For the vast majority of clients, a complete estate plan includes four documents: a Revocable Living Trust, a Pourover Will, a Power of Attorney and an Advance Health Care Directive. Each document covers a different set of concerns, assets, and effective time period. The two basic set of concerns are financial and health care. The two basic time periods they cover is either before or after death, and the two basic types of assets are trust and non-trust assets.
For your financial concerns the grid looks something like this:
A valid Revocable Living Trust operates during your lifetime and after your death. Because of its longevity, a Trust can help manage your affairs during your senior years or incapacity, and it can distribute your assets to your loved ones on your death. However, it only governs assets that you have transferred into your Trust estate.
A Power of Attorney operates only during your lifetime and only governs non-trust assets. If you have a bank account in your individual name (not in the name of your trust), your agent under your Power of Attorney can access the money in that account. If the Power of Attorney allows, your agent can file your tax returns, use your credit cards and access your safe deposit box, among other things. However, at your death, the Power of Attorney terminates.
Just as the Power of Attorney terminates, your Will becomes effective. A Will becomes effective at the moment of your death, and it governs only non-trust assets. The sole purpose of most Wills is to transfer assets on your death. To do this, you name a person to be in charge of the transfer (called the “Executor”) and you instruct the Executor how you want your non-trust assets distributed.
An advance health care directive deals only with your health care and personal care, and it is effective both before and after death. So, whomever you name as your agent under an advance health care directive is authorized to make decisions about whether you will receive medical care, what kind of medical care and the treatment of your remains. The agent’s decisions must be consistent with your instructions. So, if your agent knows that your religious convictions do not include medical treatment, your agent should not authorize medical treatment for you. If your agent knows that you do not want life sustaining treatment, your agent should not authorize it for you. If you instruct your agent to have your organs donated and your remains cremated, your agent should follow those instructions. However, you have the right to make these decisions for yourself as long as you have the mental and physical capacity to do so. In other words, you can delegate someone else to make these decisions for you if you don’t want to make them or if you can’t make them, but as long as you have the mental and physical capacity, you can override your agent’s decisions.

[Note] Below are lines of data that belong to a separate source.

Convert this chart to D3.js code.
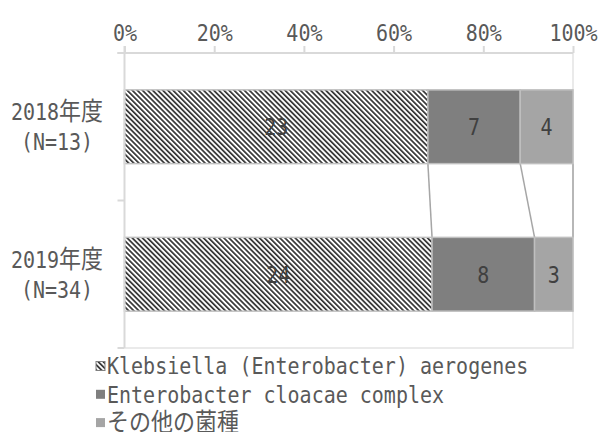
<!DOCTYPE html>
<html>
<head>
<meta charset="UTF-8">
<title>Stacked 100% bar</title>
<script src="https://cdn.jsdelivr.net/npm/d3@7"></script>
<style>
  body { margin: 0; background: #fff; }
  text { font-family: "DejaVu Sans Mono", "Noto Sans CJK JP", monospace; font-size: 20px; }
</style>
</head>
<body>
<script>
// chart data
var catYear = ["2018年度", "2019年度"];
var catN = ["(N=13)", "(N=34)"];
var seriesNames = ["Klebsiella (Enterobacter) aerogenes", "Enterobacter cloacae complex", "その他の菌種"];
var kleb = [23, 24];
var cloacae = [7, 8];
var other = [4, 3];
var tickVals = [0, 0.2, 0.4, 0.6, 0.8, 1];

var W = 598, H = 432;
var pLeft = 124.5, pRight = 573, pTop = 53, pBottom = 348;
var fills = ["url(#hatch)", "#7f7f7f", "#a5a5a5"];
var stretch = "scale(1,1.15)"; // original font is taller and narrower than DejaVu Mono
var capMid = 8.4;               // baseline offset to centre caps on a line

var svg = d3.select("body").append("svg")
    .attr("width", W).attr("height", H);

var defs = svg.append("defs");
var pat = defs.append("pattern")
    .attr("id", "hatch")
    .attr("patternUnits", "userSpaceOnUse")
    .attr("width", 3.6).attr("height", 8)
    .attr("patternTransform", "rotate(-45)");
pat.append("rect").attr("width", 3.6).attr("height", 8).attr("fill", "#fff");
pat.append("rect").attr("width", 1.7).attr("height", 8).attr("fill", "#333");

// append text, CJK runs get a bigger size so they fill the full em like the original
function richText(sel, str) {
  str.split(/([\u3000-\u9fff\uff00-\uffef]+)/).forEach(function(part) {
    if (!part) return;
    var t = sel.append("tspan").text(part);
    if (/[\u3000-\u9fff\uff00-\uffef]/.test(part)) {
      t.style("font-family", "'Noto Sans CJK JP'").style("font-size", "22px");
    }
  });
}

function label(parent, tx, ty, anchor, color) {
  return parent.append("text")
      .attr("transform", "translate(" + tx + "," + ty + ") " + stretch)
      .attr("text-anchor", anchor)
      .attr("fill", color);
}

var rows = catYear.map(function(c, i) {
  var vals = [kleb[i], cloacae[i], other[i]];
  var tot = d3.sum(vals), acc = 0;
  return vals.map(function(v, j) {
    var s = { cat: c, v: v, j: j, x0: acc / tot, x1: (acc + v) / tot };
    acc += v;
    return s;
  });
});

var x = d3.scaleLinear().domain([0, 1]).range([pLeft, pRight]);
var y = d3.scaleBand().domain(catYear).range([pTop, pBottom])
    .paddingInner(0.5).paddingOuter(0.25);

// frame (right + bottom)
svg.append("path")
    .attr("d", "M" + pRight + "," + pTop + "V" + pBottom + "H" + pLeft)
    .attr("fill", "none").attr("stroke", "#e3e3e3").attr("stroke-width", 1.5);

// series lines between bars
for (var k = 0; k < rows.length - 1; k++) {
  rows[k].forEach(function(s, j) {
    var nx = rows[k + 1][j].x1;
    svg.append("line")
        .attr("x1", x(s.x1)).attr("y1", y(catYear[k]) + y.bandwidth())
        .attr("x2", x(nx)).attr("y2", y(catYear[k + 1]))
        .attr("stroke", "#a6a6a6").attr("stroke-width", 1.5);
  });
}

// bars
rows.forEach(function(r) {
  var g = svg.append("g");
  g.selectAll("rect").data(r).enter().append("rect")
      .attr("x", function(d) { return x(d.x0); })
      .attr("y", function(d) { return y(d.cat); })
      .attr("width", function(d) { return x(d.x1) - x(d.x0); })
      .attr("height", y.bandwidth())
      .attr("fill", function(d) { return fills[d.j]; })
      .attr("stroke", "#bfbfbf").attr("stroke-width", 1.5);
  r.forEach(function(d) {
    label(g, (x(d.x0) + x(d.x1)) / 2, y(d.cat) + y.bandwidth() / 2 + capMid, "middle", "#404040")
        .text(d.v);
  });
});

// top value axis
var xAxis = d3.axisTop(x).tickValues(tickVals).tickSize(7)
    .tickFormat(function(d) { return Math.round(d * 100) + "%"; });
var gx = svg.append("g").attr("transform", "translate(0," + pTop + ")").call(xAxis);
gx.select(".domain").attr("stroke", "#d9d9d9").attr("stroke-width", 2)
    .attr("d", "M" + (pLeft - 7) + ",0H" + pRight);
gx.selectAll(".tick line").attr("stroke", "#d9d9d9").attr("stroke-width", 2);
gx.selectAll(".tick text").attr("fill", "#595959").attr("y", null).attr("dy", null)
    .attr("transform", "translate(0,-12) " + stretch)
    .style("font-size", "20px").style("font-family", "'DejaVu Sans Mono'");

// left category axis
var ax = svg.append("g");
ax.append("line").attr("x1", pLeft).attr("x2", pLeft).attr("y1", pTop - 7).attr("y2", pBottom)
    .attr("stroke", "#d9d9d9").attr("stroke-width", 2);
[pTop, (pTop + pBottom) / 2, pBottom].forEach(function(ty) {
  ax.append("line").attr("x1", pLeft - 7).attr("x2", pLeft).attr("y1", ty).attr("y2", ty)
      .attr("stroke", "#d9d9d9").attr("stroke-width", 2);
});
catYear.forEach(function(c, i) {
  var cy = y(c) + y.bandwidth() / 2;
  richText(label(ax, 57, cy - 15 + capMid, "middle", "#595959"), c);
  label(ax, 57, cy + 15 + capMid, "middle", "#595959").text(catN[i]);
});

// legend
var lg = svg.append("g");
seriesNames.forEach(function(n, i) {
  var ly = 366 + i * 28.3;
  lg.append("rect").attr("x", 96).attr("y", ly - 4.5).attr("width", 9).attr("height", 9)
      .attr("fill", fills[i]).attr("stroke", i === 0 ? "#808080" : "none").attr("stroke-width", 1);
  richText(label(lg, 107, ly + capMid, "start", "#595959"), n);
});
</script>
</body>
</html>
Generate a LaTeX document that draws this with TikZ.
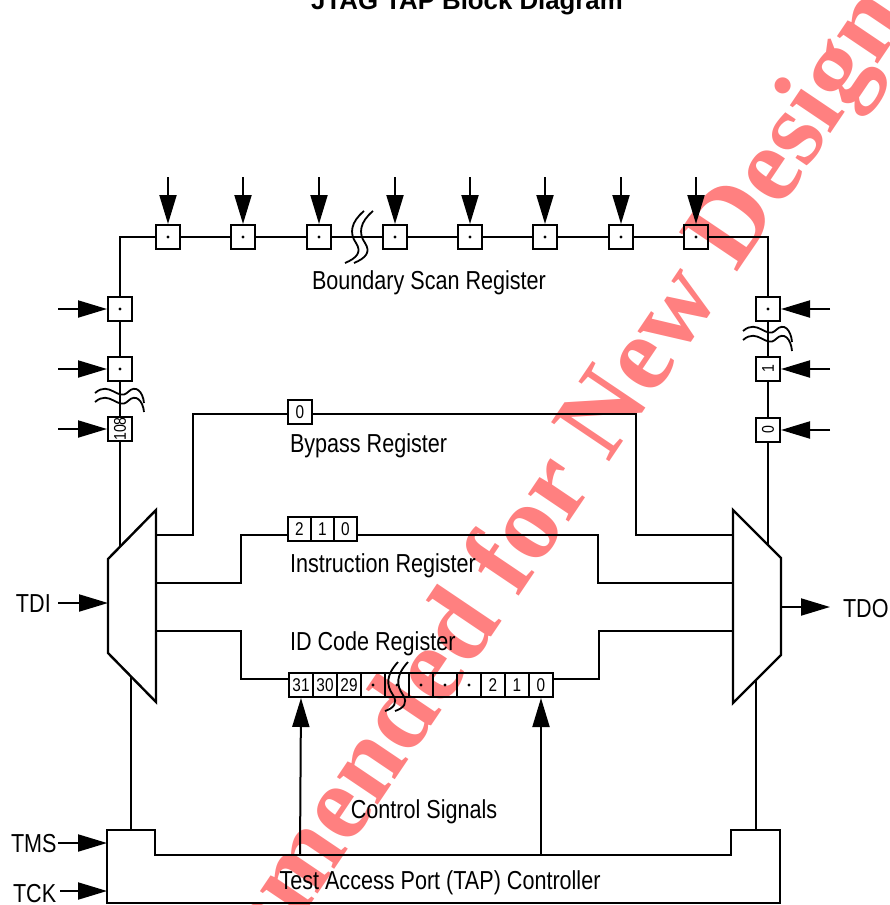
\documentclass[tikz,border=0pt]{standalone}
\usepackage{fontspec}
\usepackage{graphicx}
\setmainfont{Liberation Sans}
\newfontfamily\nar[FakeStretch=0.83]{Liberation Sans}
\newfontfamily\wmfont{Liberation Serif}
\usetikzlibrary{arrows.meta}
\definecolor{wmred}{RGB}{255,128,128}
\begin{document}
\begin{tikzpicture}[x=1pt,y=-1pt, line width=2pt,
  cell/.style={draw, fill=white, minimum width=24pt, minimum height=24pt, inner sep=0pt, line width=2pt},
  icell/.style={cell, minimum width=23pt},
  lbl/.style={font=\nar\fontsize{26}{30}\selectfont, inner sep=0pt, anchor=base west},
  clbl/.style={lbl, anchor=base},
  digit/.style={font=\nar\fontsize{18.5}{20}\selectfont},
  sdigit/.style={font=\nar\fontsize{17}{18}\selectfont},
  sig/.style={-{Triangle[length=29pt,width=17pt]}, line width=2pt},
  brk/.style={line width=1.8pt},
  mux/.style={draw, line width=2.4pt, fill=white}]
\useasboundingbox (0,0) rectangle (890,905);

% title
\node[font=\bfseries\fontsize{25.8}{30}\selectfont, anchor=base, inner sep=0pt] (title) at (467,9) {JTAG TAP Block Diagram};

% boundary scan chain wiring
\coordinate (lmuxin) at (120,546);
\coordinate (rmuxin) at (768,545);
\draw (lmuxin) -- (120,237) -- (768,237) -- (rmuxin);

% bypass path
\draw (156,535) -| (193,414) -- (636,414) |- (733,535);
% instruction path
\draw (156,583) -| (241,535) -- (598,535) |- (733,583);
% id code path
\draw (156,631) -| (241,679) -- (599,679) |- (733,631);

% top cells
\foreach \x [count=\i] in {168,243,319,395,470,545,621,696} {
  \node[cell] (b\i) at (\x,237) {};
  \fill (b\i) circle (1.6);
  \coordinate (bt\i) at (\x,177);
  \draw[sig] (bt\i) -- (b\i.north);
}
% top break
\draw[brk] (364,211) .. controls (351,222) and (349,233) .. (356,243) .. controls (362,252) and (357,258) .. (345,263);
\draw[brk] (373,211) .. controls (360,222) and (358,233) .. (365,243) .. controls (371,252) and (366,258) .. (354,263);

% left cells
\node[cell] (L1) at (120,309) {};
\node[cell] (L2) at (120,369) {};
\node[cell, sdigit] (L3) at (120,429) {\rotatebox{90}{108}};
\fill (L1) circle (1.6);
\fill (L2) circle (1.6);
\foreach \n in {L1,L2,L3} {
  \draw[sig] (58,0 |- \n) -- (\n.west);
}
\draw[brk] (95,393) .. controls (110,380) and (118,402) .. (128,392) .. controls (136,384) and (143,392) .. (144,403);
\draw[brk] (95,402) .. controls (110,389) and (118,411) .. (128,401) .. controls (136,393) and (143,401) .. (144,412);

% right cells
\node[cell] (R1) at (768,309) {};
\node[cell, sdigit] (R2) at (768,369) {\rotatebox{90}{1}};
\node[cell, sdigit] (R3) at (768,430) {\rotatebox{90}{0}};
\fill (R1) circle (1.6);
\foreach \n in {R1,R2,R3} {
  \draw[sig] (830,0 |- \n) -- (\n.east);
}
\draw[brk] (743,331) .. controls (758,318) and (766,340) .. (776,330) .. controls (784,322) and (791,330) .. (792,342);
\draw[brk] (743,340) .. controls (758,327) and (766,349) .. (776,339) .. controls (784,331) and (791,339) .. (792,351);

% bypass register
\node[cell, digit] (bp) at (300,412) {0};
\node[lbl] (bpl) at (289,452) {Bypass Register};

% instruction register
\node[icell, digit] (ir2) at (299.5,529) {2};
\node[icell, digit] (ir1) at (322.5,529) {1};
\node[icell, digit] (ir0) at (345.5,529) {0};
\node[lbl] (irl) at (289,572) {Instruction Register};

% ID code register
\foreach \t [count=\i] in {31,30,29,,,,,,2,1,0} {
  \node[cell, digit] (id\i) at ({301+24*(\i-1)},685) {\t};
}
\foreach \i in {4,5,6,7,8} { \fill (id\i) circle (1.6); }
\draw[brk] (398,662) .. controls (386,675) and (386,685) .. (393,695) .. controls (398,703) and (394,708) .. (385,711);
\draw[brk] (408,662) .. controls (396,675) and (396,685) .. (403,695) .. controls (408,703) and (404,708) .. (395,711);
\node[lbl] (idl) at (289,650) {ID Code Register};

\node[clbl] (bsl) at (429,289) {Boundary Scan Register};

% muxes
\draw[mux] (156,510) -- (108,559) -- (108,653) -- (156,702) -- cycle;
\draw[mux] (733,510) -- (781,558) -- (781,655) -- (733,703) -- cycle;
\coordinate (lmin) at (108,603);
\coordinate (rmout) at (781,607);

% TDI / TDO
\node[lbl] (tdi) at (15,612) {TDI};
\draw[sig] (58,603) -- (lmin);
\node[lbl] (tdo) at (842,617) {TDO};
\draw[sig] (rmout) -- (830,607);

% TAP controller
\draw (107,830) -- (155,830) -- (155,855) -- (731,855) -- (731,830) -- (780,830) -- (780,903) -- (107,903) -- cycle;
\coordinate (tapl) at (107,843);
\coordinate (tapl2) at (107,891);
\draw (131,677) -- (131,830);
\draw (756,680) -- (756,830);
\draw[sig] (300,855) -- (id1.south);
\draw[sig] (541,855) -- (id11.south);
\node[clbl] (cs) at (424,818) {Control Signals};
\node[clbl] (tap) at (440,889) {Test Access Port (TAP) Controller};

\node[lbl] (tms) at (10,852) {TMS};
\draw[sig] (58,843) -- (tapl);
\node[lbl] (tck) at (12,902) {TCK};
\draw[sig] (60,891) -- (tapl2);

% watermark
\begin{scope}[blend mode=multiply]
\node[rotate=56, text=wmred, font=\wmfont\bfseries\fontsize{107}{115}\selectfont, inner sep=0pt] (wm) at (453,648) {Not Recommended for New Designs};
\end{scope}
\end{tikzpicture}
\end{document}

Keep in mind that these four documents are the skeleton of a complete plan, and your situation may differ. Many clients also have separate property trusts to maintain their separate property apart from their community property, life insurance trusts to more efficiently manage large life insurance policies, irrevocable trusts for a variety of reasons, community property agreements, pre-nuptial agreements, etc. However, if you have these four documents in place, they offer complete coverage both before and after death, both trust and non-trust assets and both financial and personal concerns.